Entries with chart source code

====

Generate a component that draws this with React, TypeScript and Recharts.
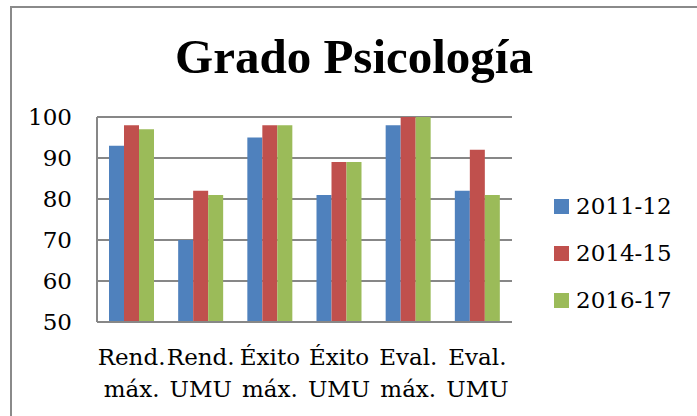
import React from 'react';
import { BarChart, Bar, XAxis, YAxis, CartesianGrid, Legend } from 'recharts';

const title = 'Grado Psicología';
const categories = ['Rend. máx.', 'Rend. UMU', 'Éxito máx.', 'Éxito UMU', 'Eval. máx.', 'Eval. UMU'];
const seriesNames = ['2011-12', '2014-15', '2016-17'];
const values2011 = [93, 70, 95, 81, 98, 82];
const values2014 = [98, 82, 98, 89, 100, 92];
const values2016 = [97, 81, 98, 89, 100, 81];
const yTicks = [50, 60, 70, 80, 90, 100];
const colors = ['#4F81BD', '#C0504D', '#9BBB59'];

const data = categories.map((c, i) => ({
  name: c,
  s0: values2011[i],
  s1: values2014[i],
  s2: values2016[i],
}));

const FONT = '"DejaVu Serif", serif';
const GRID = '#878787';

const XTick = (props: any) => {
  const { x, y, payload } = props;
  const label: string = String(payload.value);
  const idx = label.indexOf(' ');
  const a = idx >= 0 ? label.slice(0, idx) : label;
  const b = idx >= 0 ? label.slice(idx + 1) : '';
  return (
    <text x={x} y={y} textAnchor="middle" fontFamily={FONT} fontSize={23} fill="#000">
      <tspan x={x} y={y + 43}>{a}</tspan>
      <tspan x={x} y={y + 75}>{b}</tspan>
    </text>
  );
};

const renderLegend = (props: any) => {
  const { payload } = props;
  return (
    <div>
      {(payload || []).map((p: any, i: number) => (
        <div key={i} style={{ display: 'flex', alignItems: 'center', height: 47 }}>
          <span style={{ display: 'inline-block', width: 15, height: 15, background: p.color, marginRight: 7 }} />
          <span style={{ fontFamily: FONT, fontSize: 23, lineHeight: '23px', color: '#000' }}>{p.value}</span>
        </div>
      ))}
    </div>
  );
};

export default function App() {
  return (
    <div style={{ position: 'absolute', left: 0, top: 0, width: 697, height: 416, overflow: 'hidden', background: '#fff' }}>
      <div style={{ position: 'absolute', left: 10, top: 6, width: 900, height: 900, border: '2px solid #8a8a8a' }} />
      <svg width={697} height={110} style={{ position: 'absolute', left: 0, top: 0 }}>
        <text x={354} y={73} textAnchor="middle" fontFamily='"Liberation Serif", serif' fontWeight="bold" fontSize={49} fill="#000">
          {title}
        </text>
      </svg>
      <div style={{ position: 'absolute', left: 0, top: 0 }}>
        <BarChart
          width={697}
          height={416}
          data={data}
          margin={{ top: 117, right: 185, bottom: 34, left: 37 }}
          barGap={0}
          barSize={15}
        >
          <CartesianGrid vertical={false} stroke={GRID} strokeWidth={2} />
          <XAxis
            dataKey="name"
            height={60}
            axisLine={{ stroke: GRID, strokeWidth: 2 }}
            tickLine={false}
            tickSize={0}
            tickMargin={0}
            interval={0}
            tick={<XTick />}
          />
          <YAxis
            width={60}
            domain={[50, 100]}
            ticks={yTicks}
            allowDataOverflow
            axisLine={{ stroke: GRID, strokeWidth: 2 }}
            tickLine={false}
            tickSize={0}
            tickMargin={25}
            tick={{ fontFamily: FONT, fontSize: 23, fill: '#000' }}
          />
          <Legend
            layout="vertical"
            align="center"
            verticalAlign="middle"
            wrapperStyle={{ left: 554, top: 183, width: 130 }}
            content={renderLegend}
          />
          <Bar dataKey="s0" name={seriesNames[0]} fill={colors[0]} isAnimationActive={false} />
          <Bar dataKey="s1" name={seriesNames[1]} fill={colors[1]} isAnimationActive={false} />
          <Bar dataKey="s2" name={seriesNames[2]} fill={colors[2]} isAnimationActive={false} />
        </BarChart>
      </div>
    </div>
  );
}
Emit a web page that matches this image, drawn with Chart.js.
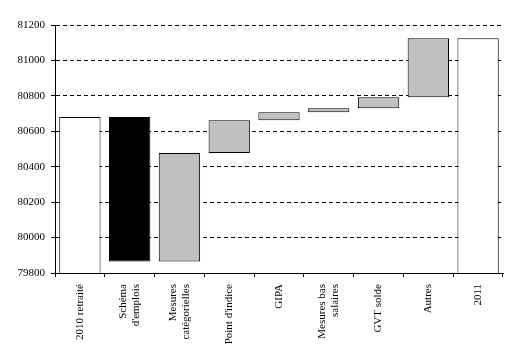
<!DOCTYPE html>
<html><head><meta charset="utf-8">
<script src="https://cdn.jsdelivr.net/npm/chart.js@4/dist/chart.umd.min.js"></script>
<style>html,body{margin:0;padding:0;background:#fff;}canvas{display:block}</style>
</head><body>
<canvas id="c" width="518" height="361"></canvas>
<script>
const categories = [
  ["2010 retraité"],
  ["Schéma", "d'emplois"],
  ["Mesures", "catégorielles"],
  ["Point d'indice"],
  ["GIPA"],
  ["Mesures bas", "salaires"],
  ["GVT solde"],
  ["Autres"],
  ["2011"]
];
const barBottoms = [79800, 79865, 79865, 80477, 80662, 80708, 80730, 80792, 79800];
const barTops    = [80680, 80680, 80477, 80662, 80708, 80730, 80792, 81125, 81125];
const yMin = 79800, yMax = 81200, yStep = 200;
const barColors = ['#ffffff', '#000000', '#c0c0c0', '#c0c0c0', '#c0c0c0', '#c0c0c0', '#c0c0c0', '#c0c0c0', '#ffffff'];

const font = {family: '"Liberation Serif", "Times New Roman", serif', size: 11, lineHeight: 1.2};

// Center multi-line rotated category labels on their tick (Excel style)
const centerLabels = {
  id: 'centerLabels',
  beforeDraw(chart) {
    const s = chart.scales.x;
    const items = s.getLabelItems(chart.chartArea);
    const lh = font.size * font.lineHeight;
    items.forEach(it => {
      if (it._centered) return;
      const n = Array.isArray(it.label) ? it.label.length : 1;
      it.options.translation[0] -= (n - 1) * lh / 2;
      it._centered = true;
    });
  }
};

new Chart(document.getElementById('c'), {
  type: 'bar',
  data: {
    labels: categories,
    datasets: [{
      data: barBottoms.map((b, i) => [b, barTops[i]]),
      backgroundColor: barColors,
      borderColor: '#000000',
      borderWidth: 1,
      borderSkipped: ctx => (barBottoms[ctx.dataIndex] === yMin ? 'start' : false),
      barPercentage: 0.83,
      categoryPercentage: 1
    }]
  },
  plugins: [centerLabels],
  options: {
    responsive: false,
    animation: false,
    devicePixelRatio: 1,
    layout: {padding: {top: 25, right: 15, bottom: 0, left: 0}},
    plugins: {legend: {display: false}, tooltip: {enabled: false}},
    scales: {
      x: {
        offset: true,
        grid: {drawOnChartArea: false, color: '#000', tickLength: 4, offset: true, tickColor: '#000'},
        border: {display: true, color: '#000', width: 1},
        ticks: {autoSkip: false, minRotation: 90, maxRotation: 90, color: '#000', font: font, padding: 7},
        afterFit(s) { s.height = 88; }
      },
      y: {
        min: yMin, max: yMax,
        grid: {color: '#000', lineWidth: 1, tickLength: 4, tickColor: '#000', tickBorderDash: []},
        border: {display: true, color: '#000', width: 1, dash: [4, 3]},
        ticks: {stepSize: yStep, color: '#000', font: font, padding: 6, callback: v => String(v)},
        afterFit(s) { s.width = 55; }
      }
    }
  }
});
</script>
</body></html>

====

-- SET PROBLEM --
Up to and including the line containing "const GRID = '#878787';", quote each line of the entries above from the very first, please, exactly and without images.

-- SOLUTION --
Generate a component that draws this with React, TypeScript and Recharts.
import React from 'react';
import { BarChart, Bar, XAxis, YAxis, CartesianGrid, Legend } from 'recharts';

const title = 'Grado Psicología';
const categories = ['Rend. máx.', 'Rend. UMU', 'Éxito máx.', 'Éxito UMU', 'Eval. máx.', 'Eval. UMU'];
const seriesNames = ['2011-12', '2014-15', '2016-17'];
const values2011 = [93, 70, 95, 81, 98, 82];
const values2014 = [98, 82, 98, 89, 100, 92];
const values2016 = [97, 81, 98, 89, 100, 81];
const yTicks = [50, 60, 70, 80, 90, 100];
const colors = ['#4F81BD', '#C0504D', '#9BBB59'];

const data = categories.map((c, i) => ({
  name: c,
  s0: values2011[i],
  s1: values2014[i],
  s2: values2016[i],
}));

const FONT = '"DejaVu Serif", serif';
const GRID = '#878787';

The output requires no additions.